Resident Stephanie Dale asked the district to “look outside the box.” She and resident Diane Hugney said the Clearfield community is filled with experienced contractors who they could employ for these projects, and they encouraged the district to utilize students in programs at the Clearfield County Career and Technology Center so that they receive hands-on experience with the proper supervision.
“Girard-Goshen needs fixed, and the students need to be close to home, not bused to Clearfield,” Dale said. Hugney suggested the board conduct its next meeting at Girard-Goshen so that people who attend can actually see the building’s condition rather than hear it spoken about by the board.
After the regular board meeting, Solicitor Aimee Willett said she would prepare a legal opinion for the district, outlining the limitations of in-house work. She said in-house work is limited to $5,000, and students wouldn’t be able to perform construction duties during a renovation project of this magnitude.

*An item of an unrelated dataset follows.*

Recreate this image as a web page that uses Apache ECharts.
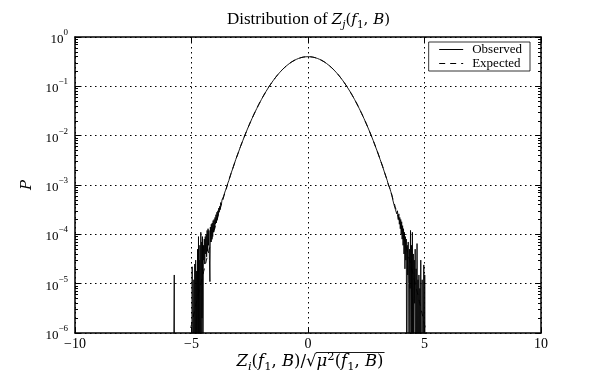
<!DOCTYPE html>
<html>
<head>
<meta charset="utf-8">
<script src="https://cdn.jsdelivr.net/npm/echarts@6/dist/echarts.min.js"></script>
<style>html,body{margin:0;padding:0;background:#fff}#c{width:600px;height:371px}</style>
</head>
<body>
<div id="c"></div>
<script>
// ---- data ----
var xTicks = [-10, -5, 0, 5, 10];
var yTicks = [1e-6, 1e-5, 1e-4, 1e-3, 1e-2, 1e-1, 1];
var ZERO = 1e-9; // empty bins (fall below the axis)

var expX = [-5.6,-5.4,-5.2,-5.0,-4.8,-4.6,-4.4,-4.2,-4.0,-3.8,-3.6,-3.4,-3.2,-3.0,-2.8,-2.6,-2.4,-2.2,-2.0,-1.8,-1.6,-1.4,-1.2,-1.0,-0.8,-0.6,-0.4,-0.2,0,
            0.2,0.4,0.6,0.8,1.0,1.2,1.4,1.6,1.8,2.0,2.2,2.4,2.6,2.8,3.0,3.2,3.4,3.6,3.8,4.0,4.2,4.4,4.6,4.8,5.0,5.2,5.4,5.6];
var expY = [6.2e-8,1.86e-7,5.36e-7,1.487e-6,3.961e-6,1.014e-5,2.494e-5,5.894e-5,1.338e-4,2.919e-4,6.12e-4,1.232e-3,2.384e-3,4.432e-3,7.92e-3,0.01358,0.02239,0.03547,0.05399,0.07895,0.11092,0.14973,0.19419,0.24197,0.28969,0.33322,0.36827,0.39104,0.39894,
            0.39104,0.36827,0.33322,0.28969,0.24197,0.19419,0.14973,0.11092,0.07895,0.05399,0.03547,0.02239,0.01358,7.92e-3,4.432e-3,2.384e-3,1.232e-3,6.12e-4,2.919e-4,1.338e-4,5.894e-5,2.494e-5,1.014e-5,3.961e-6,1.487e-6,5.36e-7,1.86e-7,6.2e-8];

var obsX = [-5.80,-5.76,-5.74,-5.72,-5.00,-4.97,-4.95,-4.93,-4.90,-4.88,-4.86,-4.84,-4.82,-4.80,-4.78,-4.76,-4.74,-4.72,-4.70,-4.69,-4.67,-4.65,-4.64,-4.62,-4.60,-4.58,-4.56,-4.55,-4.53,-4.51,-4.49,
            -4.47,-4.45,-4.43,-4.41,-4.39,-4.37,-4.35,-4.33,-4.31,-4.29,-4.27,-4.25,-4.23,-4.21,-4.19,-4.17,-4.15,-4.13,-4.11,-4.09,-4.07,-4.05,-4.03,-4.01,-3.99,-3.97,-3.95,-3.93,-3.91,-3.89,-3.87,-3.85,-3.83,-3.81,-3.79,-3.77,-3.75,-3.72,-3.69,-3.66,-3.63,-3.60,-3.55,-3.50,-3.45,
            -3.4,-3.3,-3.2,-3.1,-3.0,-2.9,-2.8,-2.7,-2.6,-2.5,-2.4,-2.3,-2.2,-2.1,-2.0,-1.9,-1.8,-1.7,-1.6,-1.5,-1.4,-1.3,-1.2,-1.1,-1.0,-0.9,-0.8,-0.7,-0.6,-0.5,-0.4,-0.3,-0.2,-0.1,
            0.0,0.1,0.2,0.3,0.4,0.5,0.6,0.7,0.8,0.9,1.0,1.1,1.2,1.3,1.4,1.5,1.6,1.7,1.8,1.9,2.0,2.1,2.2,2.3,2.4,2.5,2.6,2.7,2.8,2.9,3.0,3.1,3.2,3.3,3.4,
            3.45,3.50,3.55,3.60,3.63,3.66,3.69,3.72,3.75,3.78,3.81,3.84,3.87,3.90,3.92,3.94,3.96,3.98,4.00,4.02,4.04,4.06,4.08,4.10,4.12,4.14,4.16,4.18,4.20,4.22,4.24,4.26,4.28,4.30,4.32,4.34,4.36,4.38,4.40,4.42,4.44,4.46,4.48,
            4.50,4.52,4.54,4.56,4.58,4.60,4.62,4.64,4.66,4.68,4.70,4.72,4.74,4.76,4.78,4.80,4.82,4.84,4.86,4.88,4.90,4.92,4.94,4.96,4.97,4.99,5.01,5.03,5.05,5.08];
var obsY = [ZERO,ZERO,1.5e-5,ZERO,ZERO,2.2e-5,ZERO,ZERO,1.2e-5,ZERO,2.5e-5,ZERO,3e-5,ZERO,1.8e-5,ZERO,5e-5,ZERO,9e-5,ZERO,3e-5,ZERO,6e-5,ZERO,1.1e-4,ZERO,7e-5,2e-6,9e-5,ZERO,6e-5,
            3e-5,8e-5,2.5e-5,9e-5,4e-5,1.0e-4,3.5e-5,1.2e-4,4.5e-5,1.3e-4,6e-5,1.2e-4,3e-5,1.1e-5,1.4e-4,7e-5,1.6e-4,8e-5,1.7e-4,9e-5,1.9e-4,1.1e-4,2.0e-4,1.3e-4,2.2e-4,1.6e-4,2.5e-4,1.7e-4,2.8e-4,2.0e-4,3.0e-4,2.4e-4,3.4e-4,2.8e-4,3.7e-4,3.2e-4,4.4e-4,3.9e-4,5.0e-4,4.6e-4,5.8e-4,6.0e-4,7.6e-4,8.6e-4,1.06e-3,
            1.22e-3,1.74e-3,2.36e-3,3.30e-3,4.40e-3,5.97e-3,7.90e-3,0.01040,0.01361,0.01752,0.02242,0.02832,0.03548,0.04403,0.05395,0.06562,0.07893,0.09405,0.1109,0.1295,0.1497,0.1714,0.1942,0.2179,0.2420,0.2661,0.2897,0.3123,0.3332,0.3521,0.3683,0.3814,0.3910,0.3970,
            0.3989,0.3970,0.3910,0.3814,0.3683,0.3521,0.3332,0.3123,0.2897,0.2661,0.2420,0.2179,0.1942,0.1714,0.1497,0.1295,0.1109,0.0940,0.0790,0.0656,0.0540,0.0440,0.0355,0.0283,0.0224,0.0175,0.0136,0.0104,0.00795,0.00592,0.00445,0.00325,0.00240,0.00170,1.24e-3,
            1.0e-3,9.0e-4,7.4e-4,6.3e-4,5.2e-4,5.0e-4,4.0e-4,4.2e-4,3.2e-4,3.5e-4,2.6e-4,3.0e-4,2.0e-4,2.6e-4,1.6e-4,2.2e-4,1.3e-4,2.0e-4,1.0e-4,1.8e-4,8e-5,1.5e-4,6e-5,1.3e-4,4e-5,1.1e-4,2e-5,9e-5,3e-5,8e-5,ZERO,6e-5,1.5e-5,7e-5,1.0e-5,ZERO,5e-5,8e-6,1.2e-4,ZERO,6e-5,ZERO,1.1e-4,
            ZERO,4e-5,ZERO,3e-5,4e-6,5e-5,ZERO,2e-5,ZERO,6.5e-5,ZERO,1.2e-5,ZERO,1.5e-5,ZERO,8e-6,ZERO,3e-5,ZERO,ZERO,1.2e-5,ZERO,ZERO,ZERO,2.4e-5,ZERO,1.5e-5,ZERO,ZERO,ZERO];

function pairs(xs, ys){ var o=[]; for (var i=0;i<xs.length;i++) o.push([xs[i], ys[i]]); return o; }

var SERIF = '"Liberation Serif","DejaVu Serif",serif';
var MATH = '"DejaVu Serif",serif';
var chart = echarts.init(document.getElementById('c'), null, {renderer:'canvas'});

function powLabel(v){
  var e = Math.round(Math.log10(v));
  return '{b|10}{s|' + (e < 0 ? '\u2212' + (-e) : e) + '}';
}
var supRich = {
  b:{fontFamily:SERIF,fontSize:13,color:'#000',verticalAlign:'bottom',lineHeight:18},
  s:{fontFamily:SERIF,fontSize:9,color:'#000',verticalAlign:'top',lineHeight:18}
};
function makeRich(ft, fm, fs){
  return {
    t:{fontFamily:SERIF,fontSize:ft,color:'#000',lineHeight:22,verticalAlign:'middle'},
    n:{fontFamily:MATH,fontSize:fm,color:'#000',lineHeight:22,verticalAlign:'middle'},
    i:{fontFamily:MATH,fontSize:fm,fontStyle:'italic',color:'#000',lineHeight:22,verticalAlign:'middle'},
    sub:{fontFamily:MATH,fontSize:fs,fontStyle:'italic',color:'#000',lineHeight:22,verticalAlign:'bottom'},
    subn:{fontFamily:MATH,fontSize:fs,color:'#000',lineHeight:22,verticalAlign:'bottom'},
    sup:{fontFamily:MATH,fontSize:fs,color:'#000',lineHeight:22,verticalAlign:'top'}
  };
}
var titleRich = makeRich(17, 15, 10.5);
var FM = 16.5, FS = 11.5;
var xRich = makeRich(17, FM, FS);
var frameLine = {show:true, onZero:false, lineStyle:{color:'#000', width:1.5}};
var gridDot = {show:true, lineStyle:{color:'#000', type:[1.5,3.5], width:1}};

// measure the part under the square-root bar
var mc = document.createElement('canvas').getContext('2d');
function w(txt, size, italic){ mc.font = (italic?'italic ':'') + size + 'px ' + MATH; return mc.measureText(txt).width; }
var radW = w('\u03BC',FM,true) + w('2',FS,false) + w('(',FM,false) + w('f',FM,true) + w('1',FS,false) + w(', ',FM,false) + w('B',FM,true) + w(')',FM,false);
var leftW = w('Z',FM,true) + w('i',FS,true) + w('(',FM,false) + w('f',FM,true) + w('1',FS,false) + w(', ',FM,false) + w('B',FM,true) + w(')/\u221A',FM,false);
var totalW = leftW + radW;
var xMid = 310, xStart = xMid - totalW/2, xRad = xStart + leftW;
var yTitle = 362;

chart.setOption({
  animation:false,
  backgroundColor:'#fff',
  legend:{
    right:70, top:42, orient:'vertical',
    data:['Observed','Expected'],
    itemWidth:24, itemHeight:10, itemGap:1,
    padding:[1,8,1,10],
    borderColor:'#000', borderWidth:0.8, borderRadius:0,
    backgroundColor:'#fff',
    itemStyle:{color:'transparent', borderWidth:0, opacity:0},
    lineStyle:{width:1},
    textStyle:{fontFamily:SERIF, fontSize:13, color:'#000', lineHeight:12, padding:[0,0,0,4]}
  },
  grid:{left:75, right:59, top:37, bottom:38, containLabel:false},
  xAxis:[{
    type:'value', min:-10, max:10, interval:5, position:'bottom',
    axisLine:frameLine,
    axisTick:{show:true, inside:true, length:5, lineStyle:{color:'#000'}},
    splitLine:gridDot,
    axisLabel:{fontFamily:SERIF, fontSize:14, color:'#000', margin:4,
      formatter:function(v){ return v<0 ? '\u2212'+(-v) : String(v); }}
  },{
    type:'value', min:-10, max:10, interval:5, position:'top',
    axisLine:frameLine,
    axisTick:{show:true, inside:true, length:5, lineStyle:{color:'#000'}},
    splitLine:{show:false}, axisLabel:{show:false}
  }],
  yAxis:[{
    type:'log', logBase:10, min:1e-6, max:1, splitNumber:6,
    axisLine:frameLine,
    axisTick:{show:true, inside:true, length:6, lineStyle:{color:'#000'}},
    minorTick:{show:true, splitNumber:9, length:3, lineStyle:{color:'#000'}},
    splitLine:gridDot,
    axisLabel:{margin:7, formatter:powLabel, rich:supRich},
    name:'P', nameLocation:'middle', nameGap:35, nameRotate:90,
    nameTextStyle:{fontFamily:MATH, fontSize:15, fontStyle:'italic', color:'#000'}
  },{
    type:'log', logBase:10, min:1e-6, max:1, splitNumber:6, position:'right',
    axisLine:frameLine,
    axisTick:{show:true, inside:true, length:6, lineStyle:{color:'#000'}},
    minorTick:{show:true, splitNumber:9, length:3, lineStyle:{color:'#000'}},
    splitLine:{show:false}, axisLabel:{show:false}
  }],
  series:[{
    name:'Observed', type:'line', xAxisIndex:0, yAxisIndex:0,
    data:pairs(obsX, obsY), symbol:'none', showSymbol:false, clip:true,
    lineStyle:{color:'#000', width:0.9},
    itemStyle:{color:'#000'}
  },{
    name:'Expected', type:'line', xAxisIndex:0, yAxisIndex:0,
    data:pairs(expX, expY), symbol:'none', showSymbol:false, smooth:true, clip:true,
    lineStyle:{color:'#000', width:1, type:[6,5]},
    itemStyle:{color:'#000'}
  }],
  graphic:[{
    type:'text', silent:true, x:308.5, y:20,
    style:{
      text:'{t|Distribution of }{i|Z}{sub|j}{n|(}{i|f}{subn|1}{n|, }{i|B}{n|)}',
      align:'center', verticalAlign:'middle', rich:titleRich,
      fontFamily:SERIF, fontSize:17, fill:'#000'
    }
  },{
    type:'text', silent:true, x:xRad, y:yTitle,
    style:{
      text:'{i|Z}{sub|i}{n|(}{i|f}{subn|1}{n|, }{i|B}{n|)/\u221A}',
      align:'right', verticalAlign:'middle', rich:xRich,
      fontFamily:MATH, fontSize:FM, fill:'#000'
    }
  },{
    type:'text', silent:true, x:xRad, y:yTitle,
    style:{
      text:'{i|\u03BC}{sup|2}{n|(}{i|f}{subn|1}{n|, }{i|B}{n|)}',
      align:'left', verticalAlign:'middle', rich:xRich,
      fontFamily:MATH, fontSize:FM, fill:'#000'
    }
  },{
    type:'line', silent:true,
    shape:{x1:xRad - 0.5, y1:yTitle - 9.5, x2:xRad + radW + 1, y2:yTitle - 9.5},
    style:{stroke:'#000', lineWidth:0.9}
  }]
});
</script>
</body>
</html>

She said the district must also follow the state’s process for obtaining competitive bids and prevailing wage rates.
Resident Charles Wholaver asked who determined and presented the board with its options. Glass said the district has received feasibility reports from two, different architects. Wholaver suggested the district seek out opinions from local contractors and listen to their findings.
Otto said at Girard-Goshen, the district paid several specialists to diagnose the problems related to its roof. He said they determined the $1.5 million figure for its repair, noting the entire roofing system needed replaced. Wholaver told the board Timko was a “roofing guy” and he’d know more than an architect from Sharon.
Businessman Jim Zalno recalled speaking with a customer who had been working on the new elementary school years ago. He said the gentleman commented that Clearfield must be a wealthy community, because the school’s complicated design added to its cost. “Why can’t we just have one like Leonard Grade? Why can’t we just ask for a rectangular-shaped building?”
Wallace said the public had asked for the board’s opinion, and although she couldn’t speak for the entire board, she was willing to participate in the discussion. As a single-mother of four children, she said she’s never voted to raise taxes and wouldn’t unless she could look each of them in the eye.
“I think we can look deeper for places to cut,” she said. However, safety-wise, she wouldn’t send her children to the district’s outlying school buildings. “They need to be closed, and we need to consolidate . . . sports aren’t a priority, education is, so I’m willing to put sports on the backburner.”
Resident Terry Wigfield said he had three children who were in music and sports. When he played football at the Clearfield Driving Park in high school, he said it was after the fair, and they didn’t even have matching helmets. He said it was one thing to fix the drainage, but he didn’t believe artificial turf was necessary.
Wallace said she was willing to speak with anyone about the district’s feasibility plans and walk through any of the buildings with them. Board member Larry Putt said he’d documented all the expressed concerns and planned to give each of them consideration before reaching his decision.
“This is what we’ve needed, a group of this size, to show up here,” Glass said. Johnston said that many people showed up at the meeting, and he hadn’t heard a single person support the board.